**Your objective:**
Without the pictures, repeat the listing character for character.

**Data section:**
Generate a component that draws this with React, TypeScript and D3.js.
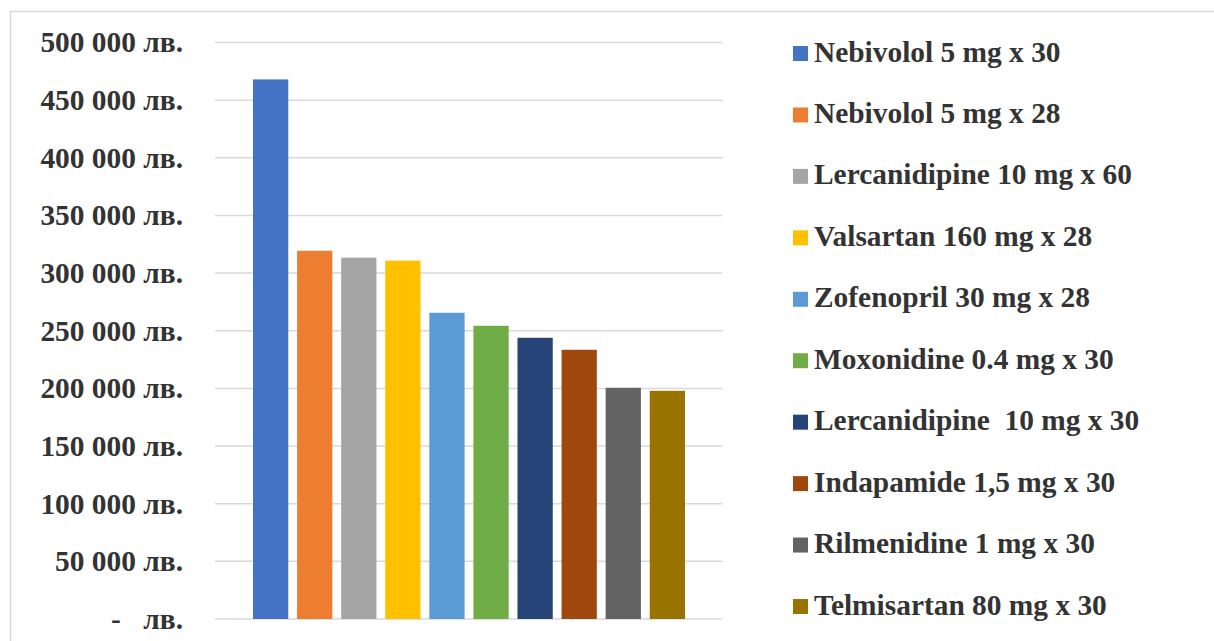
import React from "react";
import * as d3 from "d3";

const categories = [
  "Nebivolol 5 mg x 30",
  "Nebivolol 5 mg x 28",
  "Lercanidipine 10 mg x 60",
  "Valsartan 160 mg x 28",
  "Zofenopril 30 mg x 28",
  "Moxonidine 0.4 mg x 30",
  "Lercanidipine  10 mg x 30",
  "Indapamide 1,5 mg x 30",
  "Rilmenidine 1 mg x 30",
  "Telmisartan 80 mg x 30",
];
const values = [468000, 319400, 313400, 310800, 265600, 254300, 243900, 233500, 200500, 197900];
const colors = ["#4472C4", "#ED7D31", "#A5A5A5", "#FFC000", "#5B9BD5", "#70AD47", "#264478", "#9E480E", "#636363", "#997300"];
const yTicks = [0, 50000, 100000, 150000, 200000, 250000, 300000, 350000, 400000, 450000, 500000];

const W = 1214;
const H = 641;
const FONT = "'Liberation Serif', 'Times New Roman', serif";
const TXT = "#333333";
const FS = 29.4;

function fmt(v: number): string {
  if (v === 0) return "";
  const s = String(v);
  return s.replace(/\B(?=(\d{3})+(?!\d))/g, " ") + " лв.";
}

export default function App() {
  const y = d3.scaleLinear().domain([0, 500000]).range([619, 42.5]);
  const x = d3.scaleBand<string>().domain(categories).range([253, 685]).paddingInner(0.2).paddingOuter(0);
  const legendY = d3.scalePoint<string>().domain(categories).range([53.5, 606.5]);
  const gridX0 = 215;
  const gridX1 = 722.5;

  return (
    <svg width={W} height={H} style={{ position: "absolute", left: 0, top: 0, background: "#fff" }}>
      <rect x={10.5} y={11.5} width={1300} height={800} fill="#fff" stroke="#d9d9d9" strokeWidth={1.5} />
      {yTicks.map((t) => (
        <line key={"g" + t} x1={gridX0} x2={gridX1} y1={y(t)} y2={y(t)} stroke="#d9d9d9" strokeWidth={1.5} />
      ))}
      {categories.map((c, i) => (
        <rect key={"b" + c} x={x(c)} y={y(values[i])} width={x.bandwidth()} height={y(0) - y(values[i])} fill={colors[i]} />
      ))}
      {yTicks.map((t) => (
        <text
          key={"t" + t}
          x={183}
          y={y(t)}
          dy="0.34em"
          textAnchor="end"
          fontFamily={FONT}
          fontWeight="bold"
          fontSize={FS}
          fill={TXT}
        >
          {t === 0 ? "лв." : fmt(t)}
        </text>
      ))}
      <text x={116} y={y(0)} dy="0.34em" textAnchor="middle" fontFamily={FONT} fontWeight="bold" fontSize={FS} fill={TXT}>
        -
      </text>
      {categories.map((c, i) => (
        <g key={"l" + c}>
          <rect x={793} y={(legendY(c) as number) - 7.5} width={15} height={15} fill={colors[i]} />
          <text
            x={814}
            y={(legendY(c) as number) + 8}
            fontFamily={FONT}
            fontWeight="bold"
            fontSize={FS}
            fill={TXT}
            style={{ whiteSpace: "pre" }}
          >
            {c}
          </text>
        </g>
      ))}
    </svg>
  );
}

**Problem solution:**
Generate a component that draws this with React, TypeScript and D3.js.
import React from "react";
import * as d3 from "d3";

const categories = [
  "Nebivolol 5 mg x 30",
  "Nebivolol 5 mg x 28",
  "Lercanidipine 10 mg x 60",
  "Valsartan 160 mg x 28",
  "Zofenopril 30 mg x 28",
  "Moxonidine 0.4 mg x 30",
  "Lercanidipine  10 mg x 30",
  "Indapamide 1,5 mg x 30",
  "Rilmenidine 1 mg x 30",
  "Telmisartan 80 mg x 30",
];
const values = [468000, 319400, 313400, 310800, 265600, 254300, 243900, 233500, 200500, 197900];
const colors = ["#4472C4", "#ED7D31", "#A5A5A5", "#FFC000", "#5B9BD5", "#70AD47", "#264478", "#9E480E", "#636363", "#997300"];
const yTicks = [0, 50000, 100000, 150000, 200000, 250000, 300000, 350000, 400000, 450000, 500000];

const W = 1214;
const H = 641;
const FONT = "'Liberation Serif', 'Times New Roman', serif";
const TXT = "#333333";
const FS = 29.4;

function fmt(v: number): string {
  if (v === 0) return "";
  const s = String(v);
  return s.replace(/\B(?=(\d{3})+(?!\d))/g, " ") + " лв.";
}

export default function App() {
  const y = d3.scaleLinear().domain([0, 500000]).range([619, 42.5]);
  const x = d3.scaleBand<string>().domain(categories).range([253, 685]).paddingInner(0.2).paddingOuter(0);
  const legendY = d3.scalePoint<string>().domain(categories).range([53.5, 606.5]);
  const gridX0 = 215;
  const gridX1 = 722.5;

  return (
    <svg width={W} height={H} style={{ position: "absolute", left: 0, top: 0, background: "#fff" }}>
      <rect x={10.5} y={11.5} width={1300} height={800} fill="#fff" stroke="#d9d9d9" strokeWidth={1.5} />
      {yTicks.map((t) => (
        <line key={"g" + t} x1={gridX0} x2={gridX1} y1={y(t)} y2={y(t)} stroke="#d9d9d9" strokeWidth={1.5} />
      ))}
      {categories.map((c, i) => (
        <rect key={"b" + c} x={x(c)} y={y(values[i])} width={x.bandwidth()} height={y(0) - y(values[i])} fill={colors[i]} />
      ))}
      {yTicks.map((t) => (
        <text
          key={"t" + t}
          x={183}
          y={y(t)}
          dy="0.34em"
          textAnchor="end"
          fontFamily={FONT}
          fontWeight="bold"
          fontSize={FS}
          fill={TXT}
        >
          {t === 0 ? "лв." : fmt(t)}
        </text>
      ))}
      <text x={116} y={y(0)} dy="0.34em" textAnchor="middle" fontFamily={FONT} fontWeight="bold" fontSize={FS} fill={TXT}>
        -
      </text>
      {categories.map((c, i) => (
        <g key={"l" + c}>
          <rect x={793} y={(legendY(c) as number) - 7.5} width={15} height={15} fill={colors[i]} />
          <text
            x={814}
            y={(legendY(c) as number) + 8}
            fontFamily={FONT}
            fontWeight="bold"
            fontSize={FS}
            fill={TXT}
            style={{ whiteSpace: "pre" }}
          >
            {c}
          </text>
        </g>
      ))}
    </svg>
  );
}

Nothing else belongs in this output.